I want my kids to respect me, and I've learned over the years that's not something I can demand. Instead, I have to lead by example. It takes practice — and, again, I'm not perfect — but if the end goal is to raise happy, well-adjusted kids that go into adulthood with the right emotional tools, it's important I continue to straddle that line between good cop and bad cop. This is why you don't get to ask me any of the below questions when I'm disciplining my kid.
"Why Don't You Spank Them?"
I realize, and accept, there are advocates on both sides of the aisle when it comes to spanking. Where some swear by gentle punishment, others are vocal about spanking. As I said, though, the few times I've lost my cool and resorted to this type of discipline, I never felt good or accomplished as a parent. It didn't take the tension away or teach my kids a lesson. Instead I felt guilty, as though I didn't deserve to be their mother.
I remember being spanked as a child and, for both me and my parents, nothing was ever resolved because of it. If anything, it pushed me farther from them and made me want to act out more. Regardless of your stance on spanking, when I'm disciplining my child in a way that works for us, it's not up for debate.
"Have You Tried Taking Privileges Away?"
Yes. All the time, actually. Sometimes it works, and sometimes one of my kids feels a little more defiant. I tend to gravitate slightly towards the lax side of punishment, because overall my kids are well-behaved. Defiance from them really isn't much to get worked up over, so I typically try the path of least resistance first. No matter what privileges I do, or don't take away, it's really no one's place to question me.
"Don't You Think You're Yelling Too Much?"
I'm working on it. Generally speaking, I'm quiet and reserved. As a mother who works from home and the primary caregiver to my children, I put up with a lot and let things build until I erupt. I don't prefer yelling, and as with some other forms of discipline, it isn't all that effective at times when my kid just needs a real conversation with me about what they've done. It takes a lot of work to undo behaviors, though, so when my kids act up I constantly have to check myself. I don't care about your opinion on how I'm doing with it, though.
"Have You Thought Of Counseling?"
Again, yes. Not that it's anyone's business, but I've taken my oldest to counseling to help with our communication issues. She's approaching those tween years with reckless abandon and I'm not ready in any way. Counseling helped slightly, but because I've been going myself for many years, I know it takes a lot more than a session every few weeks to figure these things out. Whether we go, or we don't, don't ask me about it. Just know communication is key when it comes to discipline, and we're working on it.

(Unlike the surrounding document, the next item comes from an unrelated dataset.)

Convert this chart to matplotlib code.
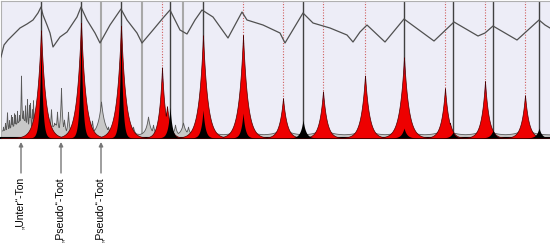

"Do You Really Think Your Kid Is Sorry?"
I've been asked this sarcastically, and while I get the tone and context implied, I'll handle interpreting whether or not my kid is sorry for what he, or she, has done.
"Do You Honestly Believe That Will Work?"
I get that some methods seem a little light, or maybe I'm not doing enough, but the other side of being "lax" is me losing my temper. I'd much rather lead with love and light, trying all the other things I hope will work and even if they don't seem strong enough. Deleting games on an iPad, removing privileges until the behavior has been corrected, or doling out extra chores may not seem like discipline, but I assure you, they are, and I know by the way my kids behave thereafter.
"Are You Going To Punish Them Or Coddle Them?"
If it were up to me, I'd happily stay in the middle forever, but I guess it depends on my kids and how they mature. Will they learn the lessons I've been teaching, or will they continue making the same mistakes where discipline is needed? That's the thing. They're kids. They're supposed to make mistakes, and they're bound to act up sometimes and question authority and push against set boundaries. My reaction is what matters. I can choose to lead them in ways that will make a positive, everlasting impact.